In this series of textual readings and cultural comparisons, M. Wynn Thomas explores Whitman's amazing ability to appeal across distances and centuries. The book's contrasting sections reflect the two locations studied: the first shows Whitman in his time and place, while the second repositions him within the cultures of England and Wales from the late 19th to the late 20th century. In the opening chapter he is placed against the vivid, outrageous background of the New York of his time; the second finds evidence in his poetry of a critique of the new urban politics of the emerging city boss; the third radically redefines Whitman's relationship to his famous contemporary Longfellow. Other chapters deal with the Civil War poet, exploring the ways in which his poetic responses were in part shaped by his relationship to his soldier brother George, and his use of the meteorological discoveries of his day to fashion metaphors for imaging the different phases of the conflict. The second section ponders the paradox that this Whitman, who was so much the product of his specific time and limited "local" culture, should come to be accepted as an international visionary. The United Kingdom is taken as offering striking instances of this phenomenon, and his transatlantic admirers are shown to have been engaged in an unconscious process of "translating" Whitman into the terms of their own culturally specific social, political, and sexual preoccupations. Some of the connections explored are those between Whitman and Edward Carpenter, the so-called English Whitman; between Whitman and perhaps his greatest English critic, D. H. Lawrence; and between Whitman and the Welsh poets Ernest Rhys,Amanwy (David Rees Griffiths), Niclas y Glais (T. E. Nicholas), Waldo Williams, Glyn Jones, Dylan Thomas, and R. S. Thomas. This bold and original study, offering new points of entry into understanding Whitman as the product of his time and place as well as understanding the reception of Whitman in the U.K. as a process of cultural translation, should fascinate scholars of Whitman and students of comparative literature.

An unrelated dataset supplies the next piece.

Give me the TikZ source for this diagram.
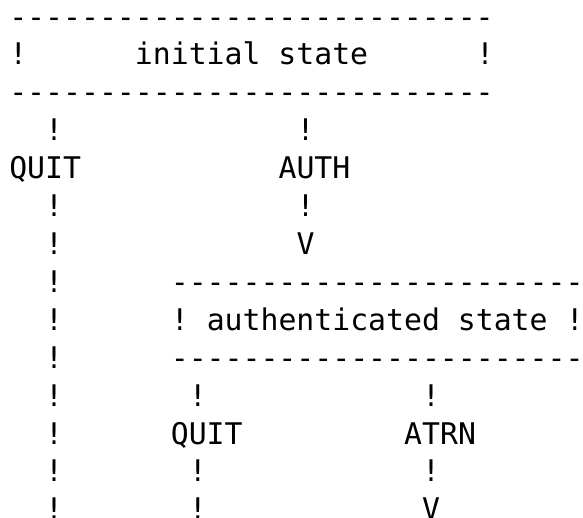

About the Author, M. Wynn Thomas

M. Wynn Thomas is a professor of English and the director of the Centre for Research into the English Literature and Language of Wales, University of Wales, Swansea. He is the author of more than twenty books in both English and Welsh, including The Lunar Light of Whitman's Poetry, acknowledged as a landmark work in Whitman scholarship, and Dail Glaswellt, a translation into Welsh of poems from Leaves of Grass. He is a Fellow of the British Academy, the highest honor available to a British scholar.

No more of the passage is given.